Las modas en el vino van y vienen. Y entre las que ocuparon buena parte del paladar desde la década de 1990 hay una que parece haber llegado a su fin, principalmente en materia de blancos. Ya no se los percibe más gordos y cremosos, más bien todo lo contrario: ajustados y con cierta sequedad de encías. Reina de otro tiempo, la fermentación maloláctica (ya veremos de qué se trata) es la gran ausente hoy en los blancos, especialmente en los Chardonnay en la que campeó hasta el cansancio en décadas pasadas.
Un dato: este cronista acaba de transpirar el paladar catando 180 muestras de blancos argentinos, y la vieja y querida “malo” ha desaparecido en casi todos los casos. Para bien.
Pero para que nos entendamos, es mejor explicar un par de cosas y comprender el gusto de los blancos.
Qué es la fermentación maloláctica
En las uvas hay tres tipos de ácidos. El más importante es el tartárico, que en la naturaleza existe sólo en las uvas. En orden decreciente hay dos más que son claves para el sabor de los vinos: el cítrico y el málico. Mientras que los dos primeros son estables, el málico es más bien lo contrario, un ácido que se degrada fácil en la planta y que además es fácilmente atacable por bacterias una vez que las uvas se convierten en vino.
De hecho, la famosa fermentación maloláctica –no faltaba en las catas de otro tiempo la pregunta acerca de si un vino tenía o no “la malo” hecha, era el dato “in” para los consumidores– es una forma de estabilizar al vino: al dejar que las bacterias conviertan el ácido málico en ácido láctico, los enólogos se ahorran la posibilidad de que suceda en la botella, por ejemplo. Y así ganan estabilidad. Pero ganan algo más.
La diferencia entre el ácido málico y el láctico es de gusto y de textura. El primero es el típico de la manzana verde (dato nerd: malus es manzana en latín y explica el nombre del ácido), ese que al cabo de una buena mordida a una jugosa Granny Smith deja las encías limpias y secas, además de hacer chirriar los dientes. El láctico, en cambio, como su nombre lo sugiere, es el que está en la leche y da sensación grasa y untuosa. Esa es la diferencia crucial, si descartamos la capacidad de generar sensación de frescura.

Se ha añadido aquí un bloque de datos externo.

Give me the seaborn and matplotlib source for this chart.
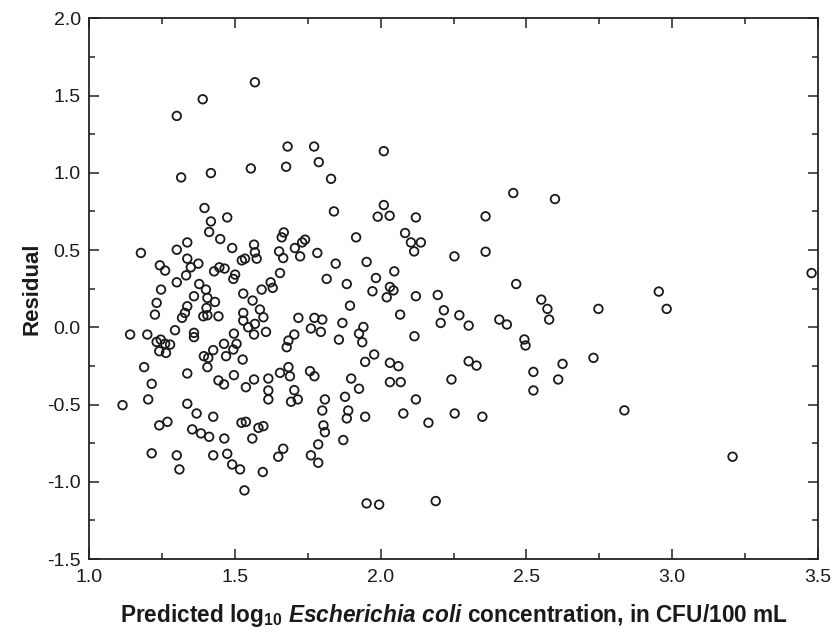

Para más detalles sobre el proceso biológico, siempre está Wikipedia.
La razón de la pérdida
Pero entre los vinos que caté esta última semana casi no hay efecto láctico. Más bien lo contrario. En la búsqueda de una frescura más crujiente, de un efecto de subrayado de la acidez, los enólogos han optado por el ácido málico. Es la escuela del Sauvignon Blanc, para decirlo de otra forma: si de lo que se trata es de darle al vino una sensación de encías secas y frescura subrayada, el málico es un peón que conviene no sacrificar en el tablero del gusto.
La novedad es que los Chardonnay y Semillón van en esta línea, incluso aquellos que llevan cierto grado de barrica. Y el resultado es asombrosamente interesante: mientras que los blancos ganan tensión y se vuelven más gastronómicos, al mismo tiempo son menos agotadores e invitan a otra y otra copa. Todo gracias una presencia de málico que, como los buenos platos, opera como un condimento en las sombras.
Pero hay más. La pérdida de la sensación cremosa por ausencia de ácido láctico ahora es sustituida por un trabajo de borras. El vino pasa más tiempo en tanque o barrica con las levaduras ya inactivas, aportando sus proteínas al cabo de la autólisis (gran nombre para un bar tipo drive-in), que no es otra cosa que su descomposición. Si antes la cremosidad implicaba pérdida de acidez, ahora se llega a un punto similar con las borras pero conservando frescura. Eso sí, con más trabajo manual: a las borras hay que ponerlas en suspensión para que funcionen, removiendo tanques y barricas asiduamente.
Una ganancia franca
En la medida en que las técnicas de elaboración de blancos se pulen –y esta vendimia 2020 por su rareza será una escuela al respecto– se pueden buscar estilos que pivoteen entre la frescura y la textura cremosa y a la vez ligeramente seca en las encías, que aportan tanto la conservación del ácido málico como el trabajo con levaduras.
Dicho de otra manera, hoy el calce de los blancos es más ajustado, más preciso y a la vez con mayor tensión. Algo que el paladar celebra (porque transpira menos). Y, en todo caso, en la medida en que las regiones más frías se desarrollen en volumen, podrá volver la fermentación maloláctica a ocupar su debido lugar para bajar la acidez elevada de esas regiones. Por ahora, parece confinada al museo de la enología. Y está bien.